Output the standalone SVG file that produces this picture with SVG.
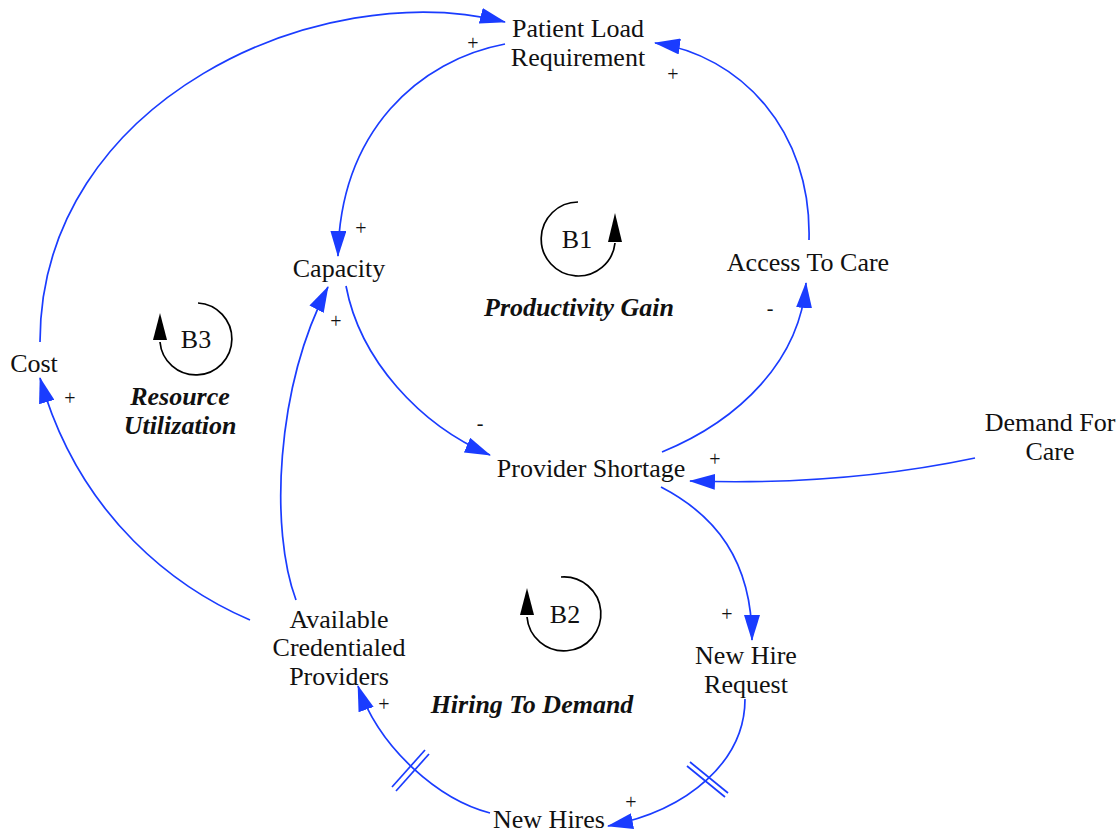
<svg xmlns="http://www.w3.org/2000/svg" width="1118" height="834" viewBox="0 0 1118 834">
  <style>
    .lbl { font-family: "Liberation Serif", "Times New Roman", serif; font-size: 26px; fill: #111; text-anchor: middle; }
    .loopname { font-family: "Liberation Serif", "Times New Roman", serif; font-size: 26px; font-weight: bold; font-style: italic; fill: #111; text-anchor: middle; }
    .pol { font-family: "Liberation Serif", "Times New Roman", serif; font-size: 20px; fill: #111; text-anchor: middle; }
    .link { fill: none; stroke: #1a3cff; stroke-width: 1.7; marker-end: url(#head); }
    .delay { stroke: #1a3cff; stroke-width: 1.7; }
    .loop { fill: none; stroke: #000; stroke-width: 1.7; }
  </style>
  <defs>
    <marker id="head" viewBox="0 0 26 16" refX="25" refY="8" markerWidth="26" markerHeight="16" markerUnits="userSpaceOnUse" orient="auto">
      <path d="M0,0 L26,8 L0,16 Z" fill="#1a3cff"/>
    </marker>
  </defs>

  <!-- connectors -->
  <g id="links">
    <path class="link" d="M40,342 C40,100 320,-25 505,22"/>
    <path class="link" d="M505,44 C420,60 340,130 338,256"/>
    <path class="link" d="M809,240 C812,130 740,55 655,43"/>
    <path class="link" d="M346,286 C360,360 420,425 490,455"/>
    <path class="link" d="M662,452 C740,420 800,360 806,283"/>
    <path class="link" d="M975,458 C880,478 780,484 690,481"/>
    <path class="link" d="M661,487 C715,515 752,560 752,640"/>
    <path class="link" d="M745,699 C745,760 690,810 608,826"/>
    <path class="link" d="M490,813 C440,800 380,750 358,686"/>
    <path class="link" d="M296,600 C270,530 275,390 328,287"/>
    <path class="link" d="M250,620 C180,590 80,520 40,378"/>
    <!-- delay marks -->
    <line class="delay" x1="392" y1="787" x2="425" y2="750"/>
    <line class="delay" x1="396" y1="791" x2="429" y2="754"/>
    <line class="delay" x1="687" y1="766" x2="725" y2="797"/>
    <line class="delay" x1="690" y1="762" x2="728" y2="793"/>
    <!-- polarities -->
    <text class="pol" x="473" y="50">+</text>
    <text class="pol" x="361" y="235">+</text>
    <text class="pol" x="673" y="81">+</text>
    <text class="pol" x="480" y="430">-</text>
    <text class="pol" x="770" y="315">-</text>
    <text class="pol" x="715" y="466">+</text>
    <text class="pol" x="727" y="621">+</text>
    <text class="pol" x="631" y="809">+</text>
    <text class="pol" x="384" y="711">+</text>
    <text class="pol" x="336" y="328">+</text>
    <text class="pol" x="70" y="405">+</text>
  </g>

  <!-- variables -->
  <g id="patient-load-requirement">
    <text class="lbl" x="578" y="37">Patient Load</text>
    <text class="lbl" x="578" y="66">Requirement</text>
  </g>
  <g id="capacity"><text class="lbl" x="339" y="277">Capacity</text></g>
  <g id="access-to-care"><text class="lbl" x="808" y="271">Access To Care</text></g>
  <g id="cost"><text class="lbl" x="34" y="372">Cost</text></g>
  <g id="provider-shortage"><text class="lbl" x="591" y="477">Provider Shortage</text></g>
  <g id="demand-for-care">
    <text class="lbl" x="1050" y="431">Demand For</text>
    <text class="lbl" x="1050" y="460">Care</text>
  </g>
  <g id="available-credentialed-providers">
    <text class="lbl" x="339" y="628">Available</text>
    <text class="lbl" x="339" y="656">Credentialed</text>
    <text class="lbl" x="339" y="685">Providers</text>
  </g>
  <g id="new-hire-request">
    <text class="lbl" x="746" y="664">New Hire</text>
    <text class="lbl" x="746" y="693">Request</text>
  </g>
  <g id="new-hires"><text class="lbl" x="549" y="828">New Hires</text></g>

  <!-- loop markers -->
  <g id="loop-b1">
    <path class="loop" d="M578,202 A37,37 0 1,0 615,243"/>
    <polygon points="608,242 622,242 615,213" fill="#000"/>
    <text class="lbl" x="577" y="248">B1</text>
    <text class="loopname" x="579" y="316">Productivity Gain</text>
  </g>
  <g id="loop-b3">
    <path class="loop" d="M198,303 A36,36 0 1,1 160,342"/>
    <polygon points="153,340 167,340 160,313" fill="#000"/>
    <text class="lbl" x="196" y="348">B3</text>
    <text class="loopname" x="180" y="405">Resource</text>
    <text class="loopname" x="180" y="434">Utilization</text>
  </g>
  <g id="loop-b2">
    <path class="loop" d="M561,577 A37,37 0 1,1 527,617"/>
    <polygon points="520,615 534,615 527,588" fill="#000"/>
    <text class="lbl" x="565" y="623">B2</text>
    <text class="loopname" x="532" y="713">Hiring To Demand</text>
  </g>
</svg>
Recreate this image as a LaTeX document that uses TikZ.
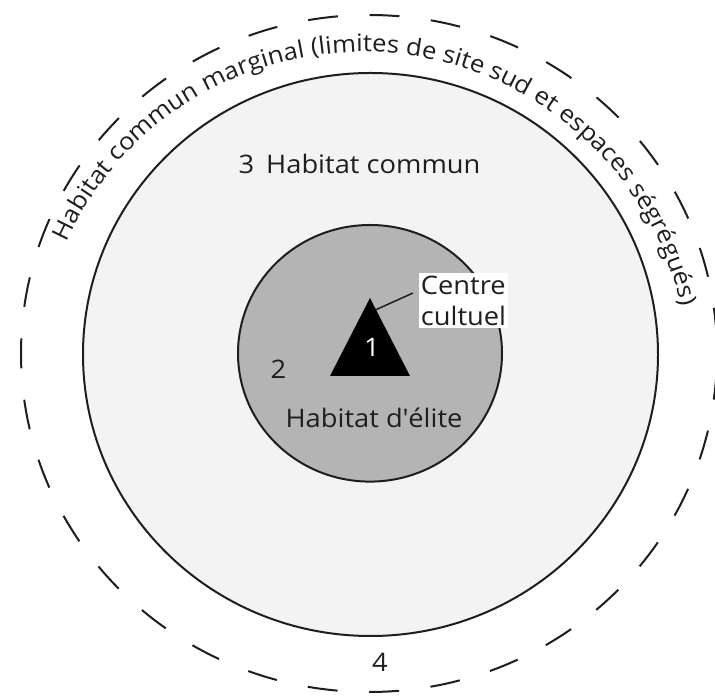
\documentclass[tikz,border=0pt]{standalone}
\usepackage{fontspec}
\setmainfont{Open Sans}[FakeStretch=1.07]
\usetikzlibrary{decorations.text,calc}
\definecolor{inkc}{HTML}{1E1E1E}
\definecolor{lightfill}{HTML}{F3F3F3}
\definecolor{elitefill}{HTML}{B4B4B4}
\tikzset{
  ring/.style={draw=inkc, line width=2pt},
  lbl/.style={font=\fontsize{25.5}{30}\selectfont, text=inkc, inner sep=0pt},
}
\begin{document}
\begin{tikzpicture}[x=1pt,y=1pt]
\useasboundingbox (0,0) rectangle (715,696);
\fill[white] (0,0) rectangle (715,696);
% rings
\draw[ring, dash pattern=on 30pt off 31.62pt, dash phase=45.81pt] (369,342.5) ellipse [x radius=348, y radius=338.5];
\draw[ring, fill=lightfill] (370.5,341.5) ellipse [x radius=287.5, y radius=281.5];
\draw[ring, fill=elitefill] (370,342.7) ellipse [x radius=132, y radius=128.3];
% triangle
\coordinate (t1) at (370,398);
\coordinate (t2) at (330,320);
\coordinate (t3) at (410,320);
\fill[black] (t1) -- (t2) -- (t3) -- cycle;
% labels
\node[lbl, text=white] (n1) at (372,349) {1};
\node[lbl] (n2) at (278.5,326.5) {2};
\node[lbl] (elite) at (374,278.5) {Habitat d\textquotesingle élite};
\node[lbl] (commun) at (359.5,532) {3\hspace{12pt}Habitat commun};
\node[lbl] (n4) at (380,34) {4};
\node[lbl, font=\fontsize{25.5}{31}\selectfont, fill=white, align=left, inner xsep=1.5pt, inner ysep=3pt] (cc) at (463.5,395.5) {Centre\\cultuel};
\coordinate (lead) at (413,403);
\coordinate (tip) at ($(t1)!0.15!(t3)$);
\draw[inkc, line width=1.5pt] (lead) -- (tip);
% curved text
\path[decorate, decoration={text along path, text align=center, text color=inkc,
  text={|\fontsize{24}{28}\selectfont|Habitat commun marginal (limites de site sud et espaces ségrégués)}}]
  (363,318) ++(158:326) arc[start angle=158, end angle=10, radius=326];
\end{tikzpicture}
\end{document}
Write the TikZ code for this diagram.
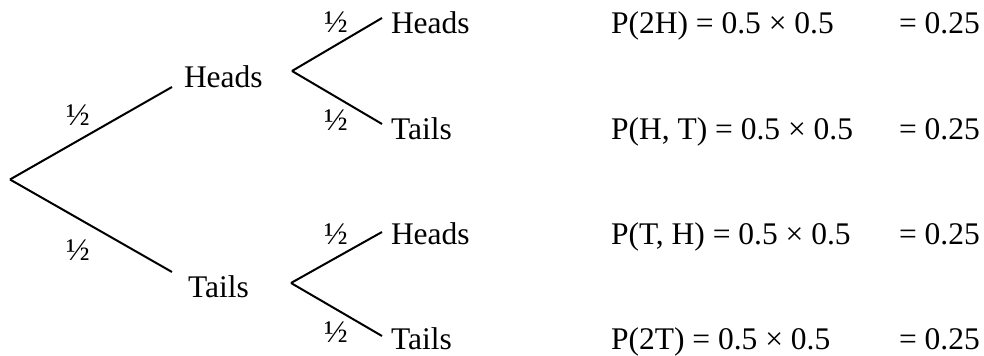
◆ ◆ ◆ ◆
* **Exercise details**:
Write out all the entries word for word, but skip any images.

* **Exercise response**:
Output the standalone SVG file that produces this picture with SVG.
<svg xmlns="http://www.w3.org/2000/svg" width="1118" height="834" viewBox="0 0 1118 834">
  <style>
    .lbl { font-family: "Liberation Serif", "Times New Roman", serif; font-size: 26px; fill: #111; text-anchor: middle; }
    .loopname { font-family: "Liberation Serif", "Times New Roman", serif; font-size: 26px; font-weight: bold; font-style: italic; fill: #111; text-anchor: middle; }
    .pol { font-family: "Liberation Serif", "Times New Roman", serif; font-size: 20px; fill: #111; text-anchor: middle; }
    .link { fill: none; stroke: #1a3cff; stroke-width: 1.7; marker-end: url(#head); }
    .delay { stroke: #1a3cff; stroke-width: 1.7; }
    .loop { fill: none; stroke: #000; stroke-width: 1.7; }
  </style>
  <defs>
    <marker id="head" viewBox="0 0 26 16" refX="25" refY="8" markerWidth="26" markerHeight="16" markerUnits="userSpaceOnUse" orient="auto">
      <path d="M0,0 L26,8 L0,16 Z" fill="#1a3cff"/>
    </marker>
  </defs>

  <!-- connectors -->
  <g id="links">
    <path class="link" d="M40,342 C40,100 320,-25 505,22"/>
    <path class="link" d="M505,44 C420,60 340,130 338,256"/>
    <path class="link" d="M809,240 C812,130 740,55 655,43"/>
    <path class="link" d="M346,286 C360,360 420,425 490,455"/>
    <path class="link" d="M662,452 C740,420 800,360 806,283"/>
    <path class="link" d="M975,458 C880,478 780,484 690,481"/>
    <path class="link" d="M661,487 C715,515 752,560 752,640"/>
    <path class="link" d="M745,699 C745,760 690,810 608,826"/>
    <path class="link" d="M490,813 C440,800 380,750 358,686"/>
    <path class="link" d="M296,600 C270,530 275,390 328,287"/>
    <path class="link" d="M250,620 C180,590 80,520 40,378"/>
    <!-- delay marks -->
    <line class="delay" x1="392" y1="787" x2="425" y2="750"/>
    <line class="delay" x1="396" y1="791" x2="429" y2="754"/>
    <line class="delay" x1="687" y1="766" x2="725" y2="797"/>
    <line class="delay" x1="690" y1="762" x2="728" y2="793"/>
    <!-- polarities -->
    <text class="pol" x="473" y="50">+</text>
    <text class="pol" x="361" y="235">+</text>
    <text class="pol" x="673" y="81">+</text>
    <text class="pol" x="480" y="430">-</text>
    <text class="pol" x="770" y="315">-</text>
    <text class="pol" x="715" y="466">+</text>
    <text class="pol" x="727" y="621">+</text>
    <text class="pol" x="631" y="809">+</text>
    <text class="pol" x="384" y="711">+</text>
    <text class="pol" x="336" y="328">+</text>
    <text class="pol" x="70" y="405">+</text>
  </g>

  <!-- variables -->
  <g id="patient-load-requirement">
    <text class="lbl" x="578" y="37">Patient Load</text>
    <text class="lbl" x="578" y="66">Requirement</text>
  </g>
  <g id="capacity"><text class="lbl" x="339" y="277">Capacity</text></g>
  <g id="access-to-care"><text class="lbl" x="808" y="271">Access To Care</text></g>
  <g id="cost"><text class="lbl" x="34" y="372">Cost</text></g>
  <g id="provider-shortage"><text class="lbl" x="591" y="477">Provider Shortage</text></g>
  <g id="demand-for-care">
    <text class="lbl" x="1050" y="431">Demand For</text>
    <text class="lbl" x="1050" y="460">Care</text>
  </g>
  <g id="available-credentialed-providers">
    <text class="lbl" x="339" y="628">Available</text>
    <text class="lbl" x="339" y="656">Credentialed</text>
    <text class="lbl" x="339" y="685">Providers</text>
  </g>
  <g id="new-hire-request">
    <text class="lbl" x="746" y="664">New Hire</text>
    <text class="lbl" x="746" y="693">Request</text>
  </g>
  <g id="new-hires"><text class="lbl" x="549" y="828">New Hires</text></g>

  <!-- loop markers -->
  <g id="loop-b1">
    <path class="loop" d="M578,202 A37,37 0 1,0 615,243"/>
    <polygon points="608,242 622,242 615,213" fill="#000"/>
    <text class="lbl" x="577" y="248">B1</text>
    <text class="loopname" x="579" y="316">Productivity Gain</text>
  </g>
  <g id="loop-b3">
    <path class="loop" d="M198,303 A36,36 0 1,1 160,342"/>
    <polygon points="153,340 167,340 160,313" fill="#000"/>
    <text class="lbl" x="196" y="348">B3</text>
    <text class="loopname" x="180" y="405">Resource</text>
    <text class="loopname" x="180" y="434">Utilization</text>
  </g>
  <g id="loop-b2">
    <path class="loop" d="M561,577 A37,37 0 1,1 527,617"/>
    <polygon points="520,615 534,615 527,588" fill="#000"/>
    <text class="lbl" x="565" y="623">B2</text>
    <text class="loopname" x="532" y="713">Hiring To Demand</text>
  </g>
</svg>
Recreate this image as a LaTeX document that uses TikZ.
\documentclass[tikz,border=0pt]{standalone}
\usepackage{fontspec}
\setmainfont{Open Sans}[FakeStretch=1.07]
\usetikzlibrary{decorations.text,calc}
\definecolor{inkc}{HTML}{1E1E1E}
\definecolor{lightfill}{HTML}{F3F3F3}
\definecolor{elitefill}{HTML}{B4B4B4}
\tikzset{
  ring/.style={draw=inkc, line width=2pt},
  lbl/.style={font=\fontsize{25.5}{30}\selectfont, text=inkc, inner sep=0pt},
}
\begin{document}
\begin{tikzpicture}[x=1pt,y=1pt]
\useasboundingbox (0,0) rectangle (715,696);
\fill[white] (0,0) rectangle (715,696);
% rings
\draw[ring, dash pattern=on 30pt off 31.62pt, dash phase=45.81pt] (369,342.5) ellipse [x radius=348, y radius=338.5];
\draw[ring, fill=lightfill] (370.5,341.5) ellipse [x radius=287.5, y radius=281.5];
\draw[ring, fill=elitefill] (370,342.7) ellipse [x radius=132, y radius=128.3];
% triangle
\coordinate (t1) at (370,398);
\coordinate (t2) at (330,320);
\coordinate (t3) at (410,320);
\fill[black] (t1) -- (t2) -- (t3) -- cycle;
% labels
\node[lbl, text=white] (n1) at (372,349) {1};
\node[lbl] (n2) at (278.5,326.5) {2};
\node[lbl] (elite) at (374,278.5) {Habitat d\textquotesingle élite};
\node[lbl] (commun) at (359.5,532) {3\hspace{12pt}Habitat commun};
\node[lbl] (n4) at (380,34) {4};
\node[lbl, font=\fontsize{25.5}{31}\selectfont, fill=white, align=left, inner xsep=1.5pt, inner ysep=3pt] (cc) at (463.5,395.5) {Centre\\cultuel};
\coordinate (lead) at (413,403);
\coordinate (tip) at ($(t1)!0.15!(t3)$);
\draw[inkc, line width=1.5pt] (lead) -- (tip);
% curved text
\path[decorate, decoration={text along path, text align=center, text color=inkc,
  text={|\fontsize{24}{28}\selectfont|Habitat commun marginal (limites de site sud et espaces ségrégués)}}]
  (363,318) ++(158:326) arc[start angle=158, end angle=10, radius=326];
\end{tikzpicture}
\end{document}
Write the TikZ code for this diagram.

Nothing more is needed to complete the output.